За спиной опять раздаётся громкий вздох-всхлип Наташки, которая не может сдерживать себя — у неё нет моего невидимого щита, которым я ограждаюсь от осознания человеческой жестокости. Такой привычной и банальной, но все равно — бьющей глубоко и метко каждый раз, когда сталкиваешься с ней.
— Это были дети? Кто-то из детей?
— Нет. Нянечка.
Шумно сглатываю, чувствуя, что вода нужна уже мне. Но я не могу сейчас шевелиться, не могу нарушить наш разговор, пока не пойму, что панцирь ложного благополучия окончательно треснул.

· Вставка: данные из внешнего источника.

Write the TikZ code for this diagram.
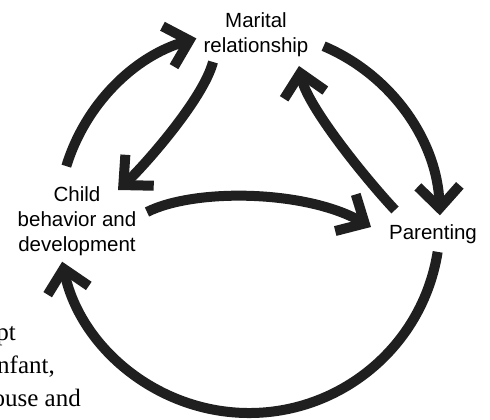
\documentclass[tikz,border=0pt]{standalone}
\usepackage{fontspec}
\setmainfont{Liberation Sans}
\newfontfamily\bodyserif{Liberation Serif}
\usetikzlibrary{arrows.meta}

\begin{document}
\begin{tikzpicture}[
    x=1pt, y=1pt,
    topic/.style={
        inner sep=0pt,
        align=center,
        font=\fontsize{20.5}{25}\selectfont
    },
    bodytext/.style={
        anchor=base east,
        inner sep=0pt,
        font=\bodyserif\fontsize{25}{33}\selectfont
    },
    arr/.style={
        draw=black!88,
        line width=10pt,
        -{Straight Barb[length=22pt,width=42pt]}
    }
]
\clip (0,0) rectangle (490,420);

% the three topics
\node[topic] (marital) at (256,385.5) {Marital\\relationship};
\node[topic] (child) at (77,199) {Child\\behavior and\\development};
\node[topic] (parenting) at (433,186) {Parenting};

% running text at the left edge
\node[bodytext] (line1) at (16,79) {pt};
\node[bodytext] (line2) at (55,46) {nfant,};
\node[bodytext] (line3) at (81,13) {ouse and};

% outer ring, centred on the hub
\coordinate (hub) at (249,198);
\draw[arr] ([shift={(163:191)}]hub) arc[start angle=163, end angle=106, radius=191];
\draw[arr] ([shift={(67:191)}]hub) arc[start angle=67, end angle=2, radius=191];
\draw[arr] ([shift={(-9:191)}]hub) arc[start angle=-9, end angle=-168, radius=191];

% inner links
\draw[arr] ([shift={(-43,-27.5)}]marital.center) .. controls +(-10,-38) and +(24,22) .. ([shift={(41,31)}]child.center);
\draw[arr] ([shift={(70,9)}]child.center) .. controls +(48,24) and +(-66,37) .. ([shift={(-62,7)}]parenting.center);
\draw[arr] ([shift={(-38,24)}]parenting.center) .. controls +(-30,32) and +(8,-40) .. ([shift={(43,-31.5)}]marital.center);

\end{tikzpicture}
\end{document}
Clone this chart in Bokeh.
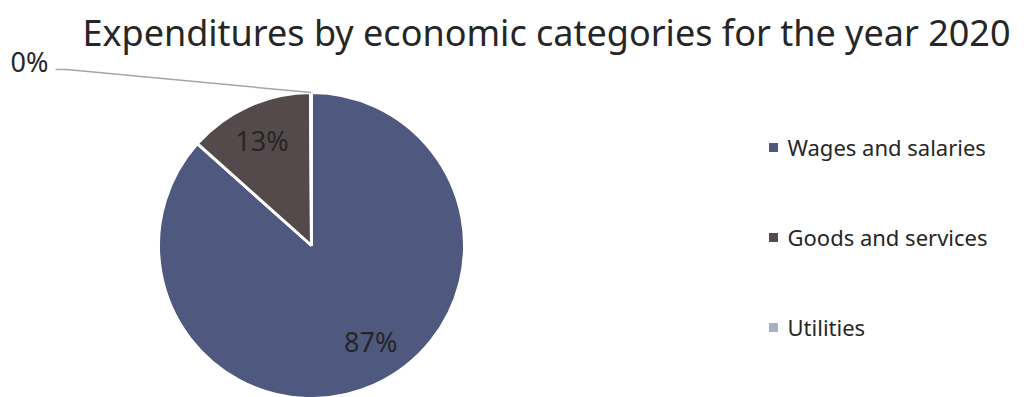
import math
from bokeh.plotting import figure
from bokeh.models import ColumnDataSource, Range1d
from bokeh.core.properties import value
from bokeh.embed import file_html
from bokeh.resources import INLINE

title = "Expenditures by economic categories for the year 2020"
categories = ["Wages and salaries", "Goods and services", "Utilities"]
shares = [86.6, 13.3, 0.1]
labels = ["87%", "13%", "0%"]
colors = ["#4F587F", "#554A4B", "#A8AFCB"]

W, H = 1024, 397
p = figure(width=W, height=H, output_backend="svg", toolbar_location=None,
           x_range=Range1d(0, W), y_range=Range1d(0, H), min_border=0)
p.axis.visible = False
p.grid.visible = False
p.outline_line_color = None
p.background_fill_color = "white"
p.border_fill_color = "white"

FONT = value("Noto Sans")
TXT = "#262626"

cx, cy, r = 311, H - 245, 153
total = sum(shares)
starts, ends, lx, ly = [], [], [], []
cum = 0.0
for s in shares:
    a0 = math.pi / 2 - cum / total * 2 * math.pi
    cum += s
    a1 = math.pi / 2 - cum / total * 2 * math.pi
    starts.append(a0)
    ends.append(a1)
    mid = (a0 + a1) / 2
    lx.append(cx + 0.74 * r * math.cos(mid))
    ly.append(cy + 0.74 * r * math.sin(mid))

src = ColumnDataSource(dict(start=starts, end=ends, color=colors))
p.wedge(x=cx, y=cy, radius=r, start_angle="start", end_angle="end",
        direction="clock", fill_color="color", line_color="white",
        line_width=3, source=src)

# in-slice labels for the two visible slices (nudged like the original's best-fit)
lab_src = ColumnDataSource(dict(x=lx[:2], y=ly[:2], text=labels[:2],
                                dx=[13, -3], dy=[-7, -2]))
p.text(x="x", y="y", text="text", x_offset="dx", y_offset="dy",
       text_align="center", text_baseline="middle", text_font=FONT,
       text_font_size="27px", text_color=TXT, source=lab_src)

# leader line for the tiny slice
mid_u = (starts[2] + ends[2]) / 2
ex, ey = cx + r * math.cos(mid_u), cy + r * math.sin(mid_u)
p.line(x=[55, 66, ex], y=[H - 69, H - 69, ey], line_color="#A6A6A6", line_width=1.5)
p.text(x=[48], y=[H - 61], text=[labels[2]], text_align="right",
       text_baseline="middle", text_font=FONT,
       text_font_size="27px", text_color=TXT)

# title
p.text(x=[546], y=[H - 32], text=[title], text_align="center",
       text_baseline="middle", text_font=FONT,
       text_font_size="36px", text_color=TXT)

# legend
leg_y = [H - (147 + 90 * i) for i in range(len(categories))]
p.scatter(x=[773] * len(categories), y=leg_y, marker="square", size=9,
          fill_color=colors, line_color=None)
p.text(x=[787] * len(categories), y=[v + 1 for v in leg_y], text=categories,
       text_align="left", text_baseline="middle", text_font=FONT,
       text_font_size="22px", text_color=TXT)

open("out.html", "w").write(file_html(p, INLINE))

— И дети подхватили за ней?
— Да, — кивает Эмель и взгляд ее становится более сфокусированным. Я опускаю камеру. Сейчас нам не нужна преграда, сейчас все маски сорваны и сняты. И мы должны к этому привыкнуть. — Подхватили и придумали новые. Хачиха там… Черножопая. И Аллах акбар. Они все время так кричали. Играли, как будто я их взрываю, а они разбегаются. Но я не взрывала никого, я просто… подходила. И все.
— А другие взрослые. Воспитатели, или родители — они никогда не слышали, что тебя дразнят? Не пытались помешать?